*Material provided*.
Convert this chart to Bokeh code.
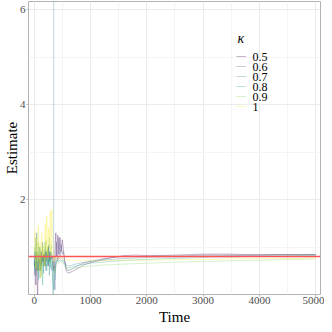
from bokeh.plotting import figure
from bokeh.models import Legend, LegendItem, Span, FixedTicker, ColumnDataSource, Label, Title
from bokeh.embed import file_html
from bokeh.resources import INLINE

NaN = float("nan")

# ---- data ----
time = [0, 15, 30, 45, 60, 75, 90, 105, 120, 135, 150, 165, 180, 195, 210, 225, 240, 255, 270, 285, 300, 315, 330,
        345, 350, 355,
        370, 385, 400, 420, 440, 460, 480, 500, 520, 540,
        570, 600, 650, 700, 800, 900, 1000, 1200, 1400, 1600, 1800, 2000, 2250, 2500, 2750, 3000, 3250, 3500,
        3750, 4000, 4250, 4500, 4750, 5000]

est_k05 = [0.4, 0.7, 0.2, 0.8, -0.1, 0.6, 0.75, 0.5, 0.9, 0.65, 0.8, 0.7, 0.85, 0.6, 0.9, 0.75, 0.8, 1.0, 0.7, 0.9, 0.85, 0.75, 0.8,
           0.7, 0.65, 0.5,
           0.9, 1.3, 0.8, 1.25, 0.85, 1.2, 0.9, 1.15, 0.95, 0.75,
           0.5, 0.45, 0.47, 0.5, 0.57, 0.63, 0.67, 0.73, 0.78, 0.82, 0.83, 0.82, 0.82, 0.83, 0.84, 0.85, 0.85, 0.85,
           0.84, 0.84, 0.84, 0.84, 0.84, 0.84]
est_k06 = [0.8, 0.6, 0.9, 0.7, 0.5, 0.85, 0.65, 0.75, 0.55, 0.9, 0.7, 0.8, 0.6, 0.95, 0.75, 0.7, 0.85, 0.6, 0.9, 0.7, 0.8, 0.75, 0.65,
           0.55, 0.6, 0.4,
           0.1, 0.9, 1.1, 0.7, 1.2, 0.8, 1.05, 0.85, 0.9, 0.7,
           0.55, 0.5, 0.52, 0.56, 0.62, 0.67, 0.7, 0.75, 0.78, 0.8, 0.8, 0.8, 0.81, 0.81, 0.82, 0.83, 0.83, 0.83,
           0.83, 0.83, 0.84, 0.84, 0.84, 0.84]
est_k07 = [0.6, 0.9, 0.4, 1.3, 0.7, 0.5, 1.0, 0.35, 0.8, 0.6, 1.1, 0.45, 0.85, 0.7, 0.5, 0.9, 0.6, 1.05, 0.4, 0.8, 0.65, 0.5, 0.7,
           -60.0, 60.0, NaN,
           0.3, 0.6, 0.74, 0.78, 0.75, 0.77, 0.76, 0.74, 0.72, 0.68,
           0.62, 0.6, 0.61, 0.63, 0.66, 0.68, 0.7, 0.72, 0.74, 0.76, 0.77, 0.78, 0.79, 0.79, 0.8, 0.81, 0.81, 0.82,
           0.82, 0.82, 0.83, 0.83, 0.83, 0.84]
est_k08 = [0.7, 0.5, 1.2, 0.6, 0.9, 0.3, 0.8, 1.0, 0.5, 0.75, 0.2, 0.85, 0.6, 1.1, 0.7, 0.5, 0.95, 0.65, 0.8, 0.55, 0.9, 0.6, 0.3,
           0.2, 0.1, 0.35,
           0.55, 0.65, 0.7, 0.72, 0.7, 0.73, 0.72, 0.7, 0.68, 0.64,
           0.58, 0.56, 0.57, 0.59, 0.62, 0.64, 0.66, 0.68, 0.7, 0.72, 0.73, 0.74, 0.75, 0.76, 0.77, 0.78, 0.79, 0.79,
           0.8, 0.8, 0.81, 0.81, 0.82, 0.82]
est_k09 = [0.8, 1.0, 0.6, 0.9, 0.45, 1.1, 0.7, 0.55, 0.95, 0.4, 1.0, 0.75, 0.9, 0.6, 1.15, 0.7, 1.0, 0.8, 1.2, 0.65, 1.05, 0.9, 0.7,
           0.6, 0.55, 0.5,
           0.45, 0.6, 0.68, 0.7, 0.66, 0.69, 0.7, 0.68, 0.66, 0.62,
           0.55, 0.52, 0.53, 0.55, 0.57, 0.59, 0.6, 0.62, 0.63, 0.64, 0.65, 0.66, 0.67, 0.68, 0.69, 0.7, 0.7, 0.71,
           0.72, 0.72, 0.73, 0.74, 0.74, 0.75]
est_k10 = [0.9, 1.35, 0.55, 1.2, 0.7, 1.45, 0.5, 1.1, 0.35, 1.3, 0.8, 1.05, 0.6, 1.5, 0.9, 1.65, 0.75, 1.4, 1.0, 1.75, 0.85, 1.8, 1.2,
           0.8, 0.7, 0.75,
           0.78, 0.74, 0.76, 0.77, 0.75, 0.77, 0.76, 0.77, 0.75, 0.74,
           0.73, 0.73, 0.72, 0.72, 0.71, 0.71, 0.71, 0.71, 0.72, 0.72, 0.72, 0.72, 0.73, 0.73, 0.74, 0.74, 0.74, 0.75,
           0.75, 0.75, 0.76, 0.76, 0.76, 0.77]

kappa_labels = ["0.5", "0.6", "0.7", "0.8", "0.9", "1"]
kappa_colors = ["#440154", "#414487", "#2A788E", "#22A884", "#7AD151", "#FDE725"]
true_value = 0.8

x_ticks = [0, 1000, 2000, 3000, 4000, 5000]
x_minor = [500, 1500, 2500, 3500, 4500]
y_ticks = [2, 4, 6]
y_minor = [1, 3, 5]
X_START, X_END = -100, 5085
Y_START, Y_END = 0.0, 6.17

# ---- figure ----
FONT = "Liberation Serif"
p = figure(width=324, height=324, output_backend="svg", toolbar_location=None,
           x_range=(X_START, X_END), y_range=(Y_START, Y_END),
           min_border_left=0, min_border_right=4, min_border_top=1, min_border_bottom=0)
p.background_fill_color = "white"
p.outline_line_color = "#b3b3b3"
p.outline_line_width = 1

series = [est_k05, est_k06, est_k07, est_k08, est_k09, est_k10]
src = ColumnDataSource(dict(t=time, **{f"k{i}": s for i, s in enumerate(series)}))
items = []
for i, (lab, col) in enumerate(zip(kappa_labels, kappa_colors)):
    r = p.line(x="t", y=f"k{i}", source=src, line_color=col, line_alpha=0.3, line_width=1)
    items.append(LegendItem(label=" ", renderers=[r]))

p.add_layout(Span(location=true_value, dimension="width", line_color="#ff5555", line_width=1.5))

p.xaxis.ticker = FixedTicker(ticks=x_ticks, minor_ticks=x_minor)
p.yaxis.ticker = FixedTicker(ticks=y_ticks, minor_ticks=y_minor)
for ax in (p.xaxis, p.yaxis):
    ax.axis_line_color = None
    ax.major_tick_line_color = "#b3b3b3"
    ax.major_tick_out = 2
    ax.major_tick_in = 0
    ax.minor_tick_out = 0
    ax.minor_tick_in = 0
    ax.major_label_text_font = FONT
    ax.major_label_text_font_size = "11px"
    ax.major_label_text_color = "#4d4d4d"
    ax.axis_label_text_font = FONT
    ax.axis_label_text_font_size = "15px"
    ax.axis_label_text_font_style = "normal"
    ax.axis_label_text_color = "black"
p.xaxis.major_label_standoff = 0
p.yaxis.major_label_standoff = 1
p.xaxis.axis_label = None
p.yaxis.axis_label = "Estimate"
p.yaxis.axis_label_standoff = -3
p.add_layout(Title(text="Time", align="center", text_font=FONT, text_font_size="15px",
                   text_font_style="normal", text_color="black", standoff=0, offset=0), "below")

p.xgrid.grid_line_color = "#ebebeb"
p.ygrid.grid_line_color = "#ebebeb"
p.xgrid.minor_grid_line_color = "#f4f4f4"
p.ygrid.minor_grid_line_color = "#f4f4f4"

# legend keys (glyphs) + text labels in screen units relative to the frame
LEG_X, LEG_Y, ROW = 208, 184, 10
legend = Legend(items=items, location=(LEG_X, LEG_Y),
                label_text_font=FONT, label_text_font_size="4px",
                glyph_width=10, glyph_height=8, label_height=8, label_width=1, label_standoff=0,
                spacing=ROW - 8, padding=0, margin=0,
                background_fill_alpha=0, border_line_color=None)
p.add_layout(legend)
n = len(kappa_labels)
for i, lab in enumerate(kappa_labels):
    p.add_layout(Label(x=LEG_X + 16, y=LEG_Y + (n - 1 - i) * ROW + 4, x_units="screen", y_units="screen",
                       text=lab, text_font=FONT, text_font_size="12px", text_baseline="middle",
                       text_color="black"))
p.add_layout(Label(x=LEG_X + 1, y=LEG_Y + n * ROW + 12, x_units="screen", y_units="screen",
                   text="κ", text_font=FONT, text_font_size="14px", text_font_style="italic",
                   text_baseline="middle", text_color="black"))

open("out.html", "w").write(file_html(p, INLINE))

*What you need to do*.
From the first line above through the line containing "3750, 4000, 4250, 4500, 4750, 5000]", copy everything exactly, without the pictures.

*Output below*.
Convert this chart to Bokeh code.
from bokeh.plotting import figure
from bokeh.models import Legend, LegendItem, Span, FixedTicker, ColumnDataSource, Label, Title
from bokeh.embed import file_html
from bokeh.resources import INLINE

NaN = float("nan")

# ---- data ----
time = [0, 15, 30, 45, 60, 75, 90, 105, 120, 135, 150, 165, 180, 195, 210, 225, 240, 255, 270, 285, 300, 315, 330,
        345, 350, 355,
        370, 385, 400, 420, 440, 460, 480, 500, 520, 540,
        570, 600, 650, 700, 800, 900, 1000, 1200, 1400, 1600, 1800, 2000, 2250, 2500, 2750, 3000, 3250, 3500,
        3750, 4000, 4250, 4500, 4750, 5000]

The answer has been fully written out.